Winter Tale: A Walk In The Park

Years ago – I can no longer remember exactly how many – I was entering every CBC writing contest that I could get my hands on. I naively thought that this was the way to go to get my writing career started. Looking back, some of the stuff I wrote to submit to their contests and social media challenges was not great, but at least I had fun doing it.

I think this one was for a Facebook challenge. We were encouraged to tell a winter tale that had to be a true story. I decided on the story of an eventful walk in the park that I had embarked on with my sister and our family dog, Toffee. I still cannot believe we thought it would be a good idea to attempt that walk after such a massive snowfall.


It was the Christmas break, and my younger sister and I spent an evening walking our dog.  As we looped around the last corner, just before the start of our street, we came across a small park.  It was roughly the same size as the property of the house beside it.  No one had set foot in that park all winter and the untouched snow was far too tempting.  We decided that we would give in to temptation and cross through the park to get to our street.  Walking through the park was a slightly shorter trip than walking around it.  At least, it was supposed to be.
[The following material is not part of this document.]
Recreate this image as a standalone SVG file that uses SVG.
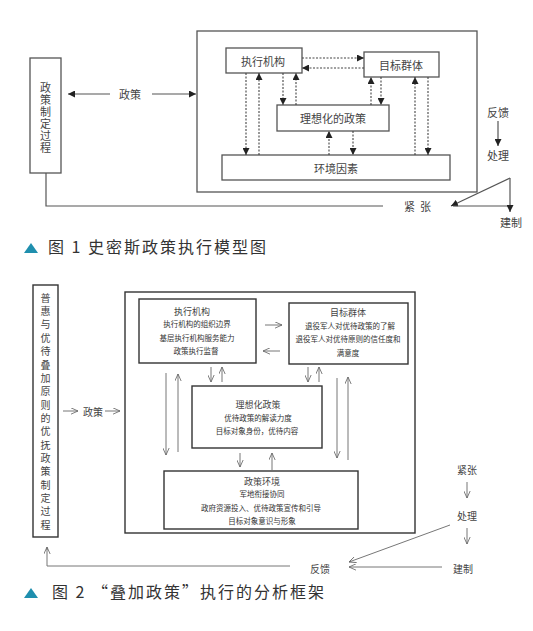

The moment we set foot in the park we realized that this would become a bit of a challenge, but we continued on because it didn’t seem all that bad at first.  That year there had been more snow than usual and the park was completely covered.  The snow was so deep that it came up to my hips.  My sister and I began to wade through the snow, chuckling a little at how silly this was, when we suddenly encountered a problem.  Our dog had been trying to walk on top of the snow, but the snow was so deep that he kept sinking.  Also, when he gets too cold during a walk, he will stop and give us a look that says: “I’m cold and I don’t want to do this anymore.”  We were getting that look.  At this point, we were exactly halfway through the park, so instead of turning back and walking through the path we had created, we decided to continue our journey forward.

My sister scooped up the dog in her arms, and the two of us continued through the park.  She was struggling as she walked because she had the added challenge of carrying the dog.  The two of them looked so funny that I suddenly burst into laughter; not just regular laughter, but the kind of unstoppable laughter that brings tears to your eyes and leaves your stomach hurting for days.  My sister began to laugh too, and eventually her arms got so tired that she handed me the dog.  This was when the laughter got worse.  I began to laugh so hard that I could no longer hold the dog and I dropped him in the snow.  I was laughing so hard that even though I tried to hold onto him, I just couldn’t do it.  My sister and I were both laughing hysterically, but she was the only one who was able to pick him up again and carry him, although it became more and more difficult the closer we got to the exit.

By the time we had reached the edge of the park and had freed ourselves from the snow, we were both out of breath from laughing, my sister looked like she was ready to kill me, the dog did not look happy, and the three of us were freezing!